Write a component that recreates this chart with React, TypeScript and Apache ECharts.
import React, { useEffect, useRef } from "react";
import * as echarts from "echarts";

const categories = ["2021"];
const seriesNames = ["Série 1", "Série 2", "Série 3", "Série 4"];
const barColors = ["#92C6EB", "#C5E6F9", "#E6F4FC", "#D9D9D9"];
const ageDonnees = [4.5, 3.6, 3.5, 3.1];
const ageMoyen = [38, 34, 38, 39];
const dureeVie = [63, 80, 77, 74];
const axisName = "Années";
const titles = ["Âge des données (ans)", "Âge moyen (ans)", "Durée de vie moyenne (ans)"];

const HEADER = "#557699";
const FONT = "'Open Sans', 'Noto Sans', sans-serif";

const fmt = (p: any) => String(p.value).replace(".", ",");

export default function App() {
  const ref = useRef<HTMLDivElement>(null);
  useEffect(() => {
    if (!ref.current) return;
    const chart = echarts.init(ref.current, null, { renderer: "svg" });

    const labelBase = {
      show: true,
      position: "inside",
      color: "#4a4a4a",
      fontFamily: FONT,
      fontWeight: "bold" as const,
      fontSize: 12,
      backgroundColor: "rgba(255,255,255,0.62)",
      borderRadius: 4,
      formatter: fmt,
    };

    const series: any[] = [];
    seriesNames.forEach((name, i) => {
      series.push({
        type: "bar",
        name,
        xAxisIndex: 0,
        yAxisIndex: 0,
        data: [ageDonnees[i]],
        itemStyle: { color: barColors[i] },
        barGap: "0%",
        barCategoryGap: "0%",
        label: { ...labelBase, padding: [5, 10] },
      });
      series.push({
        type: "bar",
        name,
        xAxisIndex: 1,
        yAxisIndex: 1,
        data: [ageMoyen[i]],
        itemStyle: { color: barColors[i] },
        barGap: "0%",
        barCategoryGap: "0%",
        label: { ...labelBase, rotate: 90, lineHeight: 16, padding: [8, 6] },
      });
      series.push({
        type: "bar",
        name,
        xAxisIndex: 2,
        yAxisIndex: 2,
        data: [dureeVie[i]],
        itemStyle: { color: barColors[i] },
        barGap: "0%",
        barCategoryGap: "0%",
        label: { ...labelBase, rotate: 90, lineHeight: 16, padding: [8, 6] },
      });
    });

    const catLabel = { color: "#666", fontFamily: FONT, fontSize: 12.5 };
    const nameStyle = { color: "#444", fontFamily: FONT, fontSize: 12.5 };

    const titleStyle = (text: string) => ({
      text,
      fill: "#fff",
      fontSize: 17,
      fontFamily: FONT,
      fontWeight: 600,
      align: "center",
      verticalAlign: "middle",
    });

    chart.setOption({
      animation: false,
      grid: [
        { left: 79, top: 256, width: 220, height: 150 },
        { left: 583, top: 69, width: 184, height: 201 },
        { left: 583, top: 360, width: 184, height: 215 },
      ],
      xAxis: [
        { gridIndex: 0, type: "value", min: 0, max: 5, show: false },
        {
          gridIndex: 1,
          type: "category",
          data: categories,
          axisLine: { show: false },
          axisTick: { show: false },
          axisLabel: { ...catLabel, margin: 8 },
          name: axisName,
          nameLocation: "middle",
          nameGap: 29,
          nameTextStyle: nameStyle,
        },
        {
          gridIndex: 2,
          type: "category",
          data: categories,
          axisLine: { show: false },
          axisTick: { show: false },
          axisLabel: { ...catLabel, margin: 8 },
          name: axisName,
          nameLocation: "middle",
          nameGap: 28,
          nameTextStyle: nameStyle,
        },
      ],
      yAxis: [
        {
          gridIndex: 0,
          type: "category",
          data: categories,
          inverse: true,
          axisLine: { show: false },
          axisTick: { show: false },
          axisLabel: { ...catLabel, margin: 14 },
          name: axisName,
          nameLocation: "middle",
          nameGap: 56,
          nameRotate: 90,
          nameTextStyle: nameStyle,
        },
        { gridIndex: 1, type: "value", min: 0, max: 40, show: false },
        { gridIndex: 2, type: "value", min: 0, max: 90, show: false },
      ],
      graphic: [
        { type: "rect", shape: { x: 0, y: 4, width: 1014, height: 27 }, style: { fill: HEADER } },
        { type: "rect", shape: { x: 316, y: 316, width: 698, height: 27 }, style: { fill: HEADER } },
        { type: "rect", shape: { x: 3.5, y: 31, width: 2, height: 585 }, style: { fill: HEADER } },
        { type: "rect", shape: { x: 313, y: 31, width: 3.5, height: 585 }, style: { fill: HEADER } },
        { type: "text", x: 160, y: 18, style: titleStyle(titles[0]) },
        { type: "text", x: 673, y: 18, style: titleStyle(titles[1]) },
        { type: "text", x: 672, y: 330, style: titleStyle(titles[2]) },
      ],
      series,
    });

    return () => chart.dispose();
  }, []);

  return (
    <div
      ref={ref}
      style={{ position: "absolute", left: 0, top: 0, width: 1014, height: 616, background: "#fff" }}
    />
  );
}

--

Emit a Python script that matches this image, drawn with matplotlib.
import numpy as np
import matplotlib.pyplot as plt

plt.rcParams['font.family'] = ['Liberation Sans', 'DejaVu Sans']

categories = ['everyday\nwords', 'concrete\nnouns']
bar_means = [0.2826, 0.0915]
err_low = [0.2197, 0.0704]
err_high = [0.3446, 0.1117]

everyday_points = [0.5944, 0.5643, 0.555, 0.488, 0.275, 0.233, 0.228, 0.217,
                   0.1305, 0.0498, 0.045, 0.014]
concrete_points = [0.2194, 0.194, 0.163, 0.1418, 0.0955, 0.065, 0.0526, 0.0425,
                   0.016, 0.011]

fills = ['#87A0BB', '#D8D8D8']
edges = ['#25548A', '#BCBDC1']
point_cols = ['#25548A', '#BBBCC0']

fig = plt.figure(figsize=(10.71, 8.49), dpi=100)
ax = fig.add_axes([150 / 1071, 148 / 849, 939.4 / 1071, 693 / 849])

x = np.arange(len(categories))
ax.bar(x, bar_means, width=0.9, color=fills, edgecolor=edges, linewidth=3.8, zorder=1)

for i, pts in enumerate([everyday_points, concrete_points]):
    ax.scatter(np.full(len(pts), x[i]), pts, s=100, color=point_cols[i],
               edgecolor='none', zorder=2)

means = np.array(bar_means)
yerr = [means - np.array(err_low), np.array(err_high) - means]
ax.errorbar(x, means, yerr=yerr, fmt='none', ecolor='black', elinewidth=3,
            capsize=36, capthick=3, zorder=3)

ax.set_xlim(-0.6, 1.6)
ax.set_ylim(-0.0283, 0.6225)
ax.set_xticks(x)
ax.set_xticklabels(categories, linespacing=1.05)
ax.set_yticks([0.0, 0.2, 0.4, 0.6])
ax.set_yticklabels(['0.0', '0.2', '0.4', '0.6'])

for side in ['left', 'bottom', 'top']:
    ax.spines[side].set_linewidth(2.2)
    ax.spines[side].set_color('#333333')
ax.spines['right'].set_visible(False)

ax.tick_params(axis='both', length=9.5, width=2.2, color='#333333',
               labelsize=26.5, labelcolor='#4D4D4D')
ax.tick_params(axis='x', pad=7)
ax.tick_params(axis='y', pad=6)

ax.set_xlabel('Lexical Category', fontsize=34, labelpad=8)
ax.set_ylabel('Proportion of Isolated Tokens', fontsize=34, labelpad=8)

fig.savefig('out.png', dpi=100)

...

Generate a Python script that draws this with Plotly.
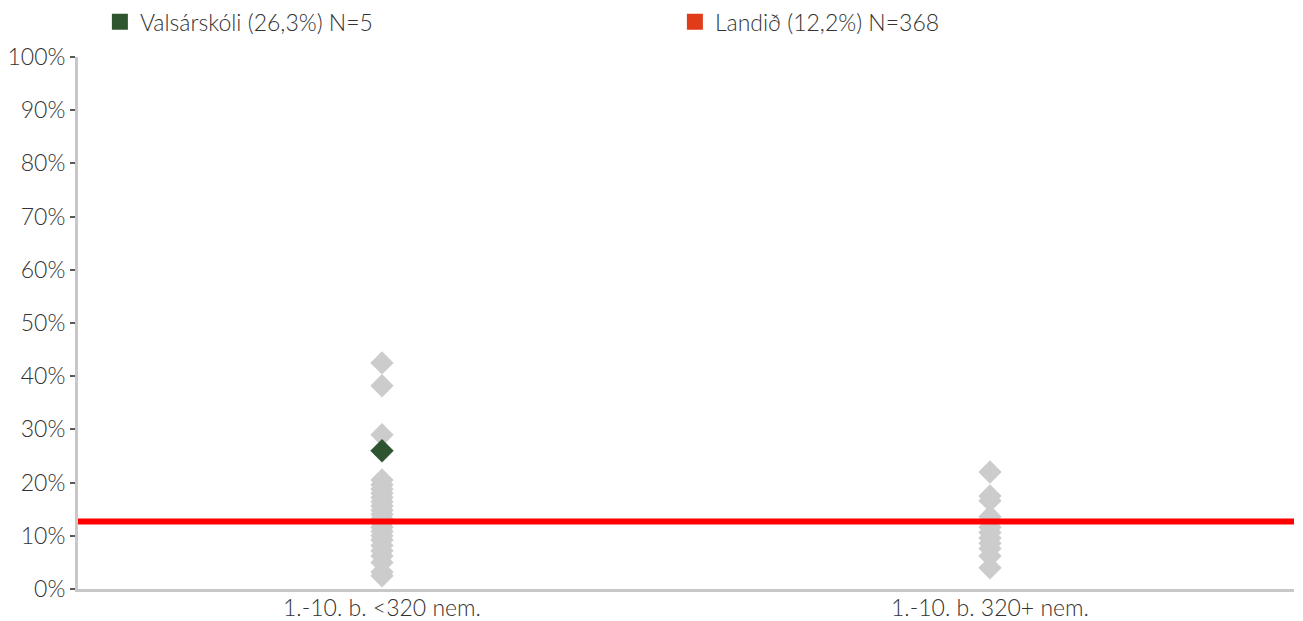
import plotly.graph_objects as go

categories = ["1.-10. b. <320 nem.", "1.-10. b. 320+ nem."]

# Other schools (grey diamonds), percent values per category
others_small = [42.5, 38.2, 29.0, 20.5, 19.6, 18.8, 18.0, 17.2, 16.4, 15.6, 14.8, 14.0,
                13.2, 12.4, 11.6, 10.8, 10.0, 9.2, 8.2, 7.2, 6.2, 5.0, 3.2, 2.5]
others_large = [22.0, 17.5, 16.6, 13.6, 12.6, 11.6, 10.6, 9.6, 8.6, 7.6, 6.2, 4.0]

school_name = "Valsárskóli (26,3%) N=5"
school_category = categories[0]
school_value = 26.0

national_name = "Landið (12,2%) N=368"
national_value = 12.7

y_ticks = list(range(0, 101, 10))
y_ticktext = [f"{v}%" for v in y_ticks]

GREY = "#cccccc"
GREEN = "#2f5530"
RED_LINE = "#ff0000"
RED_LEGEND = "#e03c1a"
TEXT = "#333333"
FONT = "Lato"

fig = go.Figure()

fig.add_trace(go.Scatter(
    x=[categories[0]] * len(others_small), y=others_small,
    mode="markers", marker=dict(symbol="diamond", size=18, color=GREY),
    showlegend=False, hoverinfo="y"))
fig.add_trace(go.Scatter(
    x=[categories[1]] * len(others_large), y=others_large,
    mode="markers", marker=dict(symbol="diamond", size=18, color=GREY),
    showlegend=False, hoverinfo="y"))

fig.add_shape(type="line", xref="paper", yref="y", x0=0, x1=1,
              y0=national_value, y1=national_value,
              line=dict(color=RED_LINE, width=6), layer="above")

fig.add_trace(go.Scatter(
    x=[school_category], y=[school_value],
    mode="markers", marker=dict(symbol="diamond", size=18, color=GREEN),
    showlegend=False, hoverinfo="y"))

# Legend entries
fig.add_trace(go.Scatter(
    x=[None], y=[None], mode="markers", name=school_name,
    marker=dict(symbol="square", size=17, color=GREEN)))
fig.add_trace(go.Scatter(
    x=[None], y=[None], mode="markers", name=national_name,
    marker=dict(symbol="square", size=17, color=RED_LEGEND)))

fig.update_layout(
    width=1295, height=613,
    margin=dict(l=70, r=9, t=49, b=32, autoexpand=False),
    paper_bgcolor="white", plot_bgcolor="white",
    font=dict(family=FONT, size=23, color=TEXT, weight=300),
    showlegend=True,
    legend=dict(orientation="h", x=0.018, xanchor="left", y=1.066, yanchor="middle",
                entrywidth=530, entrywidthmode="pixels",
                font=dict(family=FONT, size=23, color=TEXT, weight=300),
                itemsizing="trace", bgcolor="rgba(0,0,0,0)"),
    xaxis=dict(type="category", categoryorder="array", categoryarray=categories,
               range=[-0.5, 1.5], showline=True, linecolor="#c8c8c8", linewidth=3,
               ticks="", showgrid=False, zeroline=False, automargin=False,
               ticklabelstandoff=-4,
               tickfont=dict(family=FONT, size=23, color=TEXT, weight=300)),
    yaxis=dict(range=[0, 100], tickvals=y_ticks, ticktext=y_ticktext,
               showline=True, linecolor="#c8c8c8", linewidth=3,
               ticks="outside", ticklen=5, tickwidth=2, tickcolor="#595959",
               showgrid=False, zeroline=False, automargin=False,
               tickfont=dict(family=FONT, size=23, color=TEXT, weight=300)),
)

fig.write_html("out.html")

Prompt: Which lines include the word "that"? Copy every one of them.

Reply to the task:
Write a component that recreates this chart with React, TypeScript and Apache ECharts.
Emit a Python script that matches this image, drawn with matplotlib.
Generate a Python script that draws this with Plotly.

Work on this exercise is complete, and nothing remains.